Some online databases offer full text articles; others offer abstracts (summaries) and information on how to find the full text in other publications; you can quickly scan abstracts to determine which articles are most likely to be useful to you. Advanced search features allow you to search using Boolean operators (and, or, not) for either full texts or abstracts. You can also narrow your search to scholarly journals for better search results. (From the Butte College home page, http://www.butte.edu, use the library links-search For Articles and select a database from the alphabetical list.)

The print-version Reader's Guide to Periodical Literature (in the Butte College Library, 1959 to the present) may also be helpful. This index also summarizes and tells you where to find the texts. The names and dates of the publications in which they appear are listed, and you should be able to refer to your selected reviews with little effort. The different indexes are usually organized by year, but keep in mind that a work published late in the year might not be reviewed until the following year.

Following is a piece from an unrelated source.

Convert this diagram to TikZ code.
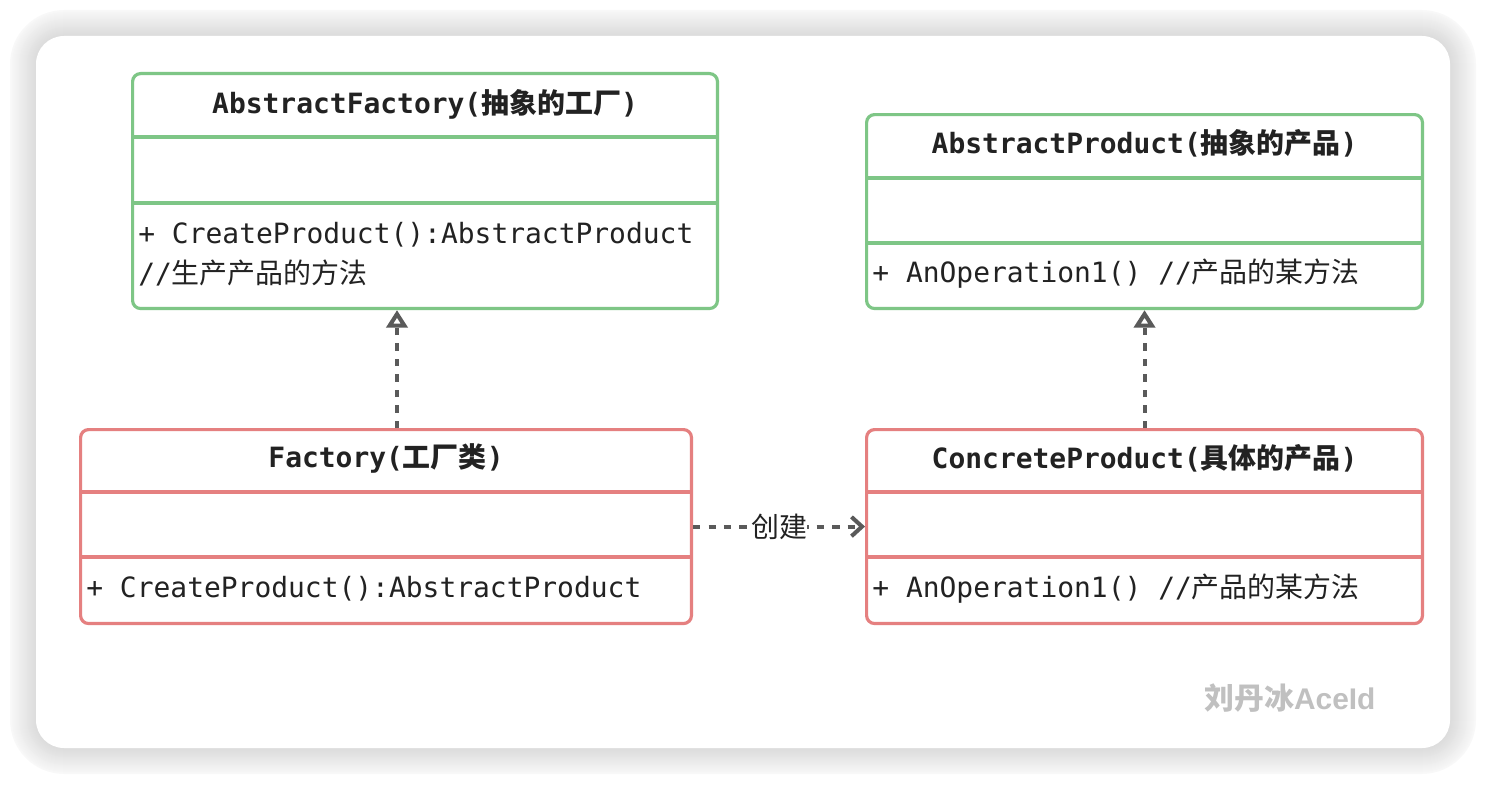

You may find it difficult to judge the scholarship of a work or an author's expertise because of your limited understanding of the subject. But it does not require highly specialized knowledge to note what sources the author uses (look for the notes or bibliography sections), how much and what kind of evidence he provides, or how he analyzes data and justifies his conclusions. Read carefully to identify omissions, discernible bias, or unsupported generalizations. For example, someone reviewing a work entitled War in the Falklands would have little difficulty pointing out that this account of the 1982 war between Britain and Argentina is pro-British, containing little information about the Argentine politicians, participants, and purposes.

When considering a book's strengths and weaknesses, discuss the following points:

  • The tone and style of the writing
  • The importance of the book in its field
  • The value of the book for its intended audience
  • The effectiveness of the author's argument
  • The soundness of the author's conclusions
  • The practicality of the author's recommendations.

Your discussion the book's strengths and weaknesses may overlap with your discussion of scholarship. Plan to sort this out when revising your review so that your paper concludes with your general reaction. If your overall evaluation is favorable, admit the book's few weaknesses first and conclude with its many strong areas. If unfavorable, name the book's strengths first and conclude with its numerous weaknesses.

Mention any particularly interesting or memorable points or passages, and support your opinions with references to the book, but use quotations sparingly.

In your evaluation, you might reflect on how the book relates to your course. Consider what issues, ideas, or institutions the author criticizes or defends. Note the methodology and evaluate how it shapes or restricts the topic. Also, evaluate how well the author has added to your knowledge and understanding of the subject, particularly how it supplements the ideas in the textbook and the views of your instructor.